The racial policy of Nazi Germany was a set of policies and laws implemented in Nazi Germany (1933–45) based on a specific racist doctrine asserting the superiority of the Aryan race, which claimed scientific legitimacy. This was combined with a eugenics programme that aimed for racial hygiene by compulsory sterilization and extermination of those who they saw as Untermenschen ("sub-humans"), which culminated in the Holocaust.
Nazi policies labeled centuries-long residents in German territory who were not ethnic Germans such as Jews (understood in Nazi racial theory as a "Semitic" people of Levantine origins), Romanis (also known as Gypsies, an "Indo-Aryan" people of Indian Subcontinent origins), along with vast majority of Slavs (mainly ethnic Poles, Serbs, Russians etc.), and all other persons of color (with some exceptions) as inferior non-Aryan subhumans (i.e. non-Nordics, under the Nazi misinterpretation of the term "Aryan") in a racial hierarchy that placed the Herrenvolk ("master race") of the Volksgemeinschaft ("people's community") at the top.

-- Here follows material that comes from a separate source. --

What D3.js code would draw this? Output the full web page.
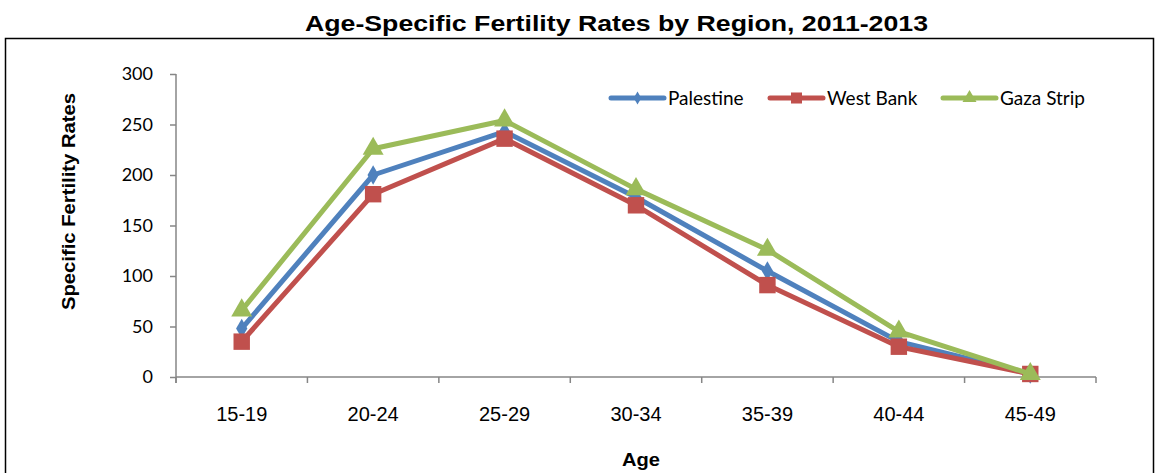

The Aryan Master Race conceived by the Nazis graded humans on a scale of pure Aryans to non-Aryans (who were viewed as subhumans). At the top of the scale of pure Aryans were Germans and other Germanic peoples including the Dutch, Scandinavians, and the English, as well as other peoples such as some northern Italians and the French who were said to have a suitable admixture of Germanic blood.